I The Replacement sono il riassuntivo sonoro degli anni Ottanta indipendenti in quel di Minneapolis, da sempre indicati come la controproposta è meglio la controparte degli Husker Du per via di quella bizzosa movimentazione che caratterizza le loro performances, un mix di nevrotico punk slegato dal genere madre che singulta e sfuma in intellettualismi garage colmi di esistenzialismo e scatti ossessivi sfocianti a volte nell’hardcore.
Giovanissimi al limiti della legalità, la band capitanata da Paul Westerberg, mette in conto di confinare all’angolo tutte quelle band del circondario e non solo che ancora si ostinano a forgiare suoni e terremoti elettrici di vecchia fattura, e dopo due album e un pugno di project slim arrivano a questo stupendo lavoro Let it be autentico inno dell’angst ribelle giovanile che dal loro Mid West diffonderà una onda d’urto che durerà per molto ancora; undici tracce effervescenti, un compendio musicale che sembrano riverberi trascinanti di urgenze e storie da raccontare subito, traguardi che la giovane band immette nell’ascolto sottoforma di ritmi e liriche da angry young man, quelle sensazioni che non si nascondono dietro – e solo – la potenza delle chitarre, ma anche nella poesia immedesimata, nella tenerezza sverginata di tanti pensieri prepotentemente venuti a galla all’improvviso.

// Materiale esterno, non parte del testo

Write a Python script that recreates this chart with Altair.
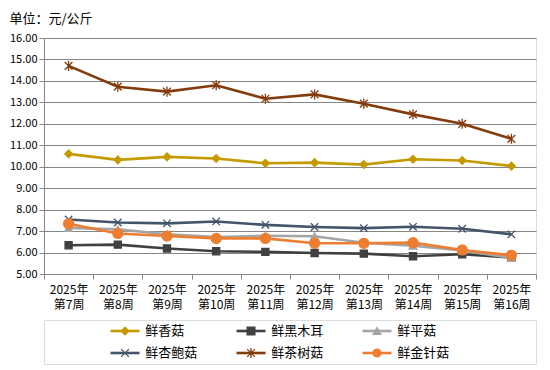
import altair as alt
import pandas as pd

weeks = ["2025年第7周", "2025年第8周", "2025年第9周", "2025年第10周", "2025年第11周",
         "2025年第12周", "2025年第13周", "2025年第14周", "2025年第15周", "2025年第16周"]

series_names = ["鲜香菇", "鲜黑木耳", "鲜平菇", "鲜杏鲍菇", "鲜茶树菇", "鲜金针菇"]

xianggu = [10.60, 10.32, 10.46, 10.38, 10.16, 10.19, 10.10, 10.35, 10.29, 10.03]
heimuer = [6.34, 6.37, 6.19, 6.06, 6.03, 5.98, 5.95, 5.83, 5.92, 5.77]
pinggu = [7.15, 7.08, 6.85, 6.72, 6.78, 6.76, 6.46, 6.32, 6.10, 5.75]
xingbaogu = [7.54, 7.40, 7.36, 7.45, 7.29, 7.19, 7.14, 7.20, 7.11, 6.85]
chashugu = [14.70, 13.73, 13.50, 13.80, 13.17, 13.37, 12.94, 12.44, 12.00, 11.30]
jinzhengu = [7.34, 6.89, 6.77, 6.66, 6.66, 6.43, 6.43, 6.46, 6.12, 5.87]

y_ticks = [5, 6, 7, 8, 9, 10, 11, 12, 13, 14, 15, 16]

line_colors = ["#C49A00", "#404040", "#A5A5A5", "#44546A", "#843C0C", "#ED7D31"]
marker_shapes = ["diamond", "square", "triangle-up",
                 "M-1,-1L1,1M-1,1L1,-1",
                 "M-1,-1L1,1M-1,1L1,-1M0,-1.3L0,1.3",
                 "circle"]
marker_sizes = [60, 50, 60, 55, 60, 100]

FONT = "Noto Sans CJK SC"

values = [xianggu, heimuer, pinggu, xingbaogu, chashugu, jinzhengu]
rows = []
for name, vals in zip(series_names, values):
    for w, v in zip(weeks, vals):
        rows.append({"week": w, "name": name, "value": v})
df = pd.DataFrame(rows)

color_scale = alt.Scale(domain=series_names, range=line_colors)
shape_scale = alt.Scale(domain=series_names, range=marker_shapes)

x_enc = alt.X("week:N", sort=weeks,
              scale=alt.Scale(type="band", paddingInner=0, paddingOuter=0),
              axis=alt.Axis(title=None, labelAngle=0, tickBand="extent", tickSize=5,
                            labelExpr="[slice(datum.label, 0, 5), slice(datum.label, 5)]",
                            labelFont=FONT, labelFontSize=12, labelColor="#000000",
                            labelLineHeight=15, labelPadding=5,
                            domainColor="#868686", tickColor="#868686", grid=False))
y_enc = alt.Y("value:Q", scale=alt.Scale(domain=[5, 16], nice=False, zero=False),
              axis=alt.Axis(title=None, values=y_ticks, format=".2f", tickSize=5,
                            labelFont=FONT, labelFontSize=11, labelColor="#000000",
                            labelPadding=2, domainColor="#868686", tickColor="#868686",
                            gridColor="#868686", gridWidth=1))

layers = []
for i, name in enumerate(series_names):
    base = alt.Chart(df).transform_filter(alt.datum.name == name)
    line = base.mark_line(strokeWidth=2.6).encode(
        x=x_enc, y=y_enc,
        color=alt.Color("name:N", scale=color_scale, legend=None))
    pts = base.mark_point(filled=True, opacity=1, strokeWidth=1.3, size=marker_sizes[i]).encode(
        x=x_enc, y=y_enc,
        color=alt.Color("name:N", scale=color_scale, legend=None),
        stroke=alt.Stroke("name:N", scale=color_scale, legend=None),
        shape=alt.Shape("name:N", scale=shape_scale, legend=None))
    layers += [line, pts]

main = alt.layer(*layers).properties(
    width=492, height=236,
    title=alt.Title("单位：元/公斤", anchor="start", font=FONT, fontSize=13,
                    fontWeight="normal", color="#000000", offset=6))

# legend built as a small chart
leg_rows = []
for i, name in enumerate(series_names):
    leg_rows.append({"name": name, "col": i % 3, "row": i // 3})
leg_df = pd.DataFrame(leg_rows)

lx = alt.Scale(domain=[-0.643, 3.262])
ly = alt.Scale(domain=[-0.5, 1.5], reverse=True)
lbase = alt.Chart(leg_df).transform_calculate(
    x1="datum.col - 0.115", x2="datum.col + 0.115", xt="datum.col + 0.16")
lrule = lbase.mark_rule(strokeWidth=2.6).encode(
    x=alt.X("x1:Q", scale=lx, axis=None), x2="x2:Q",
    y=alt.Y("row:Q", scale=ly, axis=None),
    color=alt.Color("name:N", scale=color_scale, legend=None))
lpts = lbase.mark_point(filled=True, opacity=1, strokeWidth=1.3, size=60).encode(
    x=alt.X("col:Q", scale=lx, axis=None),
    y=alt.Y("row:Q", scale=ly, axis=None),
    color=alt.Color("name:N", scale=color_scale, legend=None),
    stroke=alt.Stroke("name:N", scale=color_scale, legend=None),
    shape=alt.Shape("name:N", scale=shape_scale, legend=None))
ltext = lbase.mark_text(align="left", baseline="middle", font=FONT, fontSize=13,
                        color="#000000").encode(
    x=alt.X("xt:Q", scale=lx, axis=None),
    y=alt.Y("row:Q", scale=ly, axis=None),
    text="name:N")
legend = alt.layer(lrule, lpts, ltext).properties(width=492, height=44)

chart = alt.vconcat(main, legend, spacing=8).properties(
    padding={"left": 1, "top": 4, "right": 0, "bottom": 0}
).configure_view(stroke=None).configure(background="#ffffff")

chart.save("out.html", embed_options={"renderer": "svg", "actions": False})
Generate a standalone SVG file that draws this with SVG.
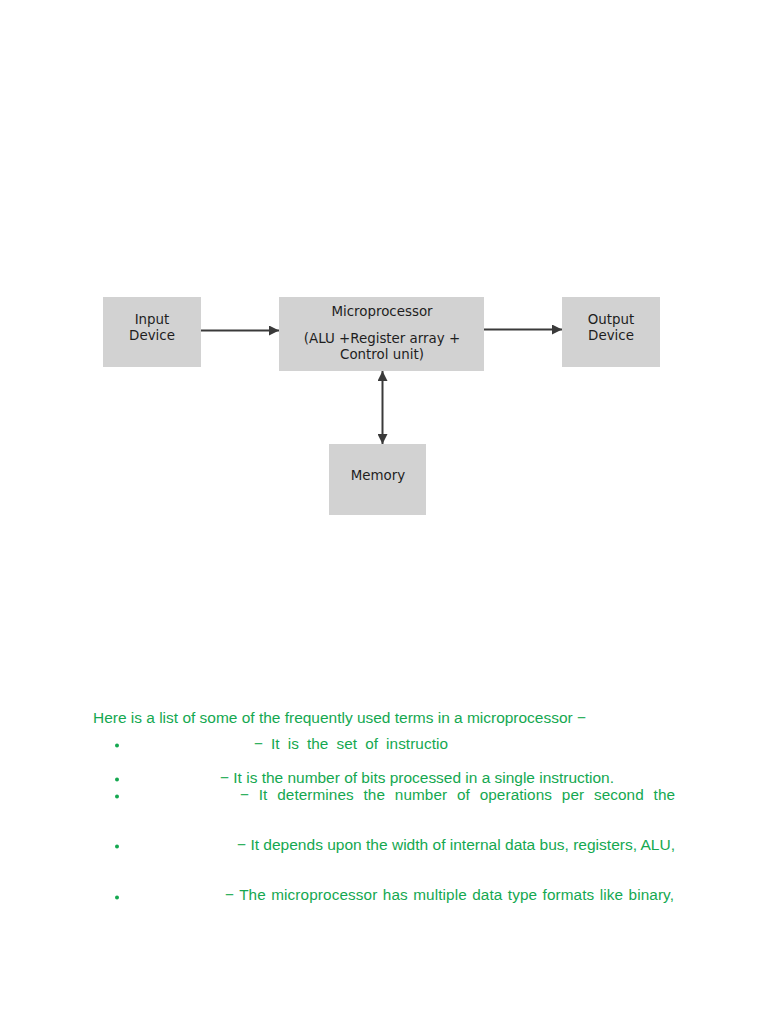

Ottimo concentrato di stili e forze impulsive, piccola enciclopedia nella quale gira di tutto, e come tutto si imprime nel gusto primario delle belle cose in un battibaleno, e anche un album che risente delle esperienze e delle ventate cha arrivano dalla lontana Inghilterra, quelle vertigo coloratissime della swinging town che allungano i tentacoli verso una grigia Europa di sotto, già traballante di suo; ed in quel 1984 questa tracklist fece un successo sonoro oltre ogni limite, i rigurgiti Hardcore che sbranano in “We’re Coming Out” che vanno a contrastare la stesura pianistica di “Androgynous”, lo scazzo strumentale che urla in “Seen Your Video” che puntella il Power-Pop scalmanato di “Black Diamond” o l’ottimo gioco elettrico di Fender in “Answering Machine” che da un pugno nell’occhio alla stradaiola e Springsteeniana poetica di “Sixteen Blue” forse l’unica traccia dell’intero lotto a dare di stanca.
E’ una giovane band che durò poco, ma il loro testamento – insieme al futuro album Tim – rimane in circolazione nella storia di poco fa, una mercuriale postura che li farà ricordare tra l’Olimpo delle comete, di quelle che passano una sola volta ma graffiano il cielo ad aeternun. Seminale!